● **Exercise task**: Set down every entry again word for word, please, but skip the pictures.

● **Stored records**:
==================================================
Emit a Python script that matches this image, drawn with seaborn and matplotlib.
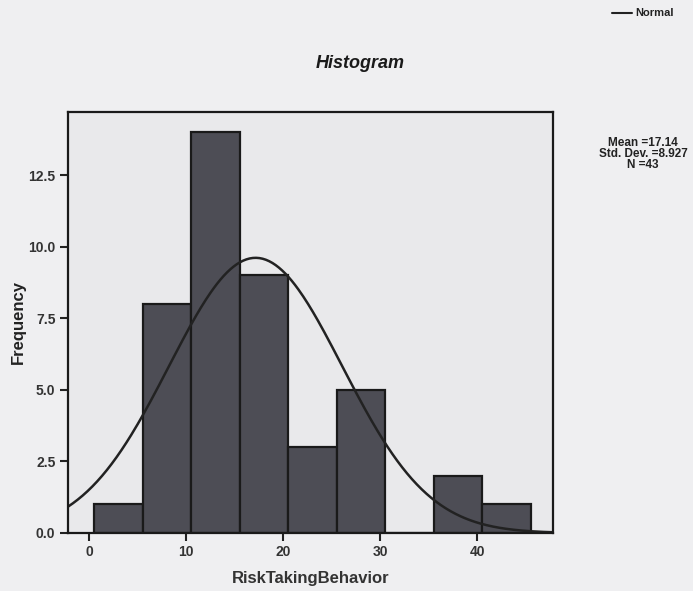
import numpy as np
import pandas as pd
import matplotlib
matplotlib.use("Agg")
import matplotlib.pyplot as plt
import seaborn as sns

# Data
bin_centers = [3, 8, 13, 18, 23, 28, 33, 38, 43]
counts = [1, 8, 14, 9, 3, 5, 0, 2, 1]
bin_edges = [0.5, 5.5, 10.5, 15.5, 20.5, 25.5, 30.5, 35.5, 40.5, 45.5]
mean_val = 17.14
sd_val = 8.927
n_val = 43
x_ticks = [0, 10, 20, 30, 40]
y_ticks = [0.0, 2.5, 5.0, 7.5, 10.0, 12.5]

sns.set_theme(style="white")
plt.rcParams['font.family'] = ['Liberation Sans', 'DejaVu Sans']

fig = plt.figure(figsize=(6.93, 5.91), dpi=100, facecolor='#efeff1')
ax = fig.add_axes([68/693, 1-533/591, (553-68)/693, (533-112)/591])
ax.set_facecolor('#e9e9eb')

df = pd.DataFrame({"RiskTakingBehavior": bin_centers, "count": counts})
sns.histplot(data=df, x="RiskTakingBehavior", weights="count", bins=bin_edges,
             color='#4d4d55', alpha=1.0, edgecolor='#1a1a1a', linewidth=1.6, ax=ax)

binwidth = bin_edges[1] - bin_edges[0]
xs = np.linspace(-2.2, 47.8, 300)
ys = n_val * binwidth / (sd_val * np.sqrt(2*np.pi)) * np.exp(-0.5*((xs-mean_val)/sd_val)**2)
sns.lineplot(x=xs, y=ys, color='#222222', linewidth=1.8, ax=ax)

ax.set_xlim(-2.2, 47.8)
ax.set_ylim(0, 14.7)
ax.set_xticks(x_ticks)
ax.set_xticklabels([str(t) for t in x_ticks], fontweight='bold', fontsize=10)
ax.set_yticks(y_ticks)
ax.set_yticklabels([f"{t:.1f}" for t in y_ticks], fontweight='bold', fontsize=10)
ax.tick_params(axis='both', direction='out', length=6, width=1.5, colors='#222222',
               left=True, bottom=True, pad=3)
for lab in ax.get_xticklabels() + ax.get_yticklabels():
    lab.set_color('#333333')
for s in ax.spines.values():
    s.set_visible(True)
    s.set_color('#1a1a1a')
    s.set_linewidth(1.6)

ax.set_xlabel("RiskTakingBehavior", fontweight='bold', fontsize=12, color='#333333', labelpad=8)
ax.set_ylabel("Frequency", fontweight='bold', fontsize=12, color='#222222', labelpad=2)

fig.text(360/693, 1-63/591, "Histogram", ha='center', va='center',
         fontsize=13, fontweight='bold', fontstyle='italic', color='#1a1a1a')

# Legend for normal curve
fig.add_artist(plt.Line2D([612/693, 632/693], [1-13/591, 1-13/591], color='#222222', linewidth=1.5))
fig.text(635/693, 1-13/591, "Normal", ha='left', va='center', fontsize=8,
         fontweight='bold', color='#222222')

fig.text(643/693, 1-154/591, f"Mean ={mean_val:.2f}\nStd. Dev. ={sd_val:.3f}\nN ={n_val}",
         ha='center', va='center', fontsize=8.5, fontweight='bold', color='#222222',
         linespacing=0.9)

fig.savefig("out.png", dpi=100, facecolor=fig.get_facecolor())
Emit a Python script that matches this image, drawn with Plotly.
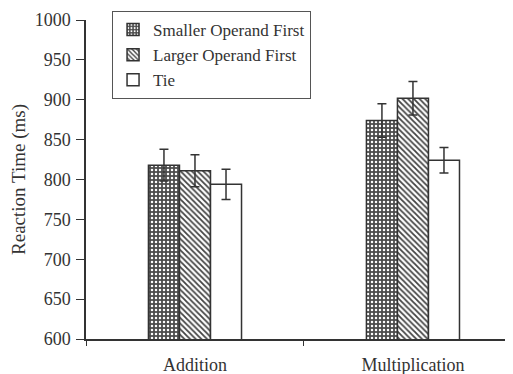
==================================================
● **Output below**:
Emit a Python script that matches this image, drawn with seaborn and matplotlib.
import numpy as np
import pandas as pd
import matplotlib
matplotlib.use("Agg")
import matplotlib.pyplot as plt
import seaborn as sns

# Data
bin_centers = [3, 8, 13, 18, 23, 28, 33, 38, 43]
counts = [1, 8, 14, 9, 3, 5, 0, 2, 1]
bin_edges = [0.5, 5.5, 10.5, 15.5, 20.5, 25.5, 30.5, 35.5, 40.5, 45.5]
mean_val = 17.14
sd_val = 8.927
n_val = 43
x_ticks = [0, 10, 20, 30, 40]
y_ticks = [0.0, 2.5, 5.0, 7.5, 10.0, 12.5]

sns.set_theme(style="white")
plt.rcParams['font.family'] = ['Liberation Sans', 'DejaVu Sans']

fig = plt.figure(figsize=(6.93, 5.91), dpi=100, facecolor='#efeff1')
ax = fig.add_axes([68/693, 1-533/591, (553-68)/693, (533-112)/591])
ax.set_facecolor('#e9e9eb')

df = pd.DataFrame({"RiskTakingBehavior": bin_centers, "count": counts})
sns.histplot(data=df, x="RiskTakingBehavior", weights="count", bins=bin_edges,
             color='#4d4d55', alpha=1.0, edgecolor='#1a1a1a', linewidth=1.6, ax=ax)

binwidth = bin_edges[1] - bin_edges[0]
xs = np.linspace(-2.2, 47.8, 300)
ys = n_val * binwidth / (sd_val * np.sqrt(2*np.pi)) * np.exp(-0.5*((xs-mean_val)/sd_val)**2)
sns.lineplot(x=xs, y=ys, color='#222222', linewidth=1.8, ax=ax)

ax.set_xlim(-2.2, 47.8)
ax.set_ylim(0, 14.7)
ax.set_xticks(x_ticks)
ax.set_xticklabels([str(t) for t in x_ticks], fontweight='bold', fontsize=10)
ax.set_yticks(y_ticks)
ax.set_yticklabels([f"{t:.1f}" for t in y_ticks], fontweight='bold', fontsize=10)
ax.tick_params(axis='both', direction='out', length=6, width=1.5, colors='#222222',
               left=True, bottom=True, pad=3)
for lab in ax.get_xticklabels() + ax.get_yticklabels():
    lab.set_color('#333333')
for s in ax.spines.values():
    s.set_visible(True)
    s.set_color('#1a1a1a')
    s.set_linewidth(1.6)

ax.set_xlabel("RiskTakingBehavior", fontweight='bold', fontsize=12, color='#333333', labelpad=8)
ax.set_ylabel("Frequency", fontweight='bold', fontsize=12, color='#222222', labelpad=2)

fig.text(360/693, 1-63/591, "Histogram", ha='center', va='center',
         fontsize=13, fontweight='bold', fontstyle='italic', color='#1a1a1a')

# Legend for normal curve
fig.add_artist(plt.Line2D([612/693, 632/693], [1-13/591, 1-13/591], color='#222222', linewidth=1.5))
fig.text(635/693, 1-13/591, "Normal", ha='left', va='center', fontsize=8,
         fontweight='bold', color='#222222')

fig.text(643/693, 1-154/591, f"Mean ={mean_val:.2f}\nStd. Dev. ={sd_val:.3f}\nN ={n_val}",
         ha='center', va='center', fontsize=8.5, fontweight='bold', color='#222222',
         linespacing=0.9)

fig.savefig("out.png", dpi=100, facecolor=fig.get_facecolor())
Emit a Python script that matches this image, drawn with Plotly.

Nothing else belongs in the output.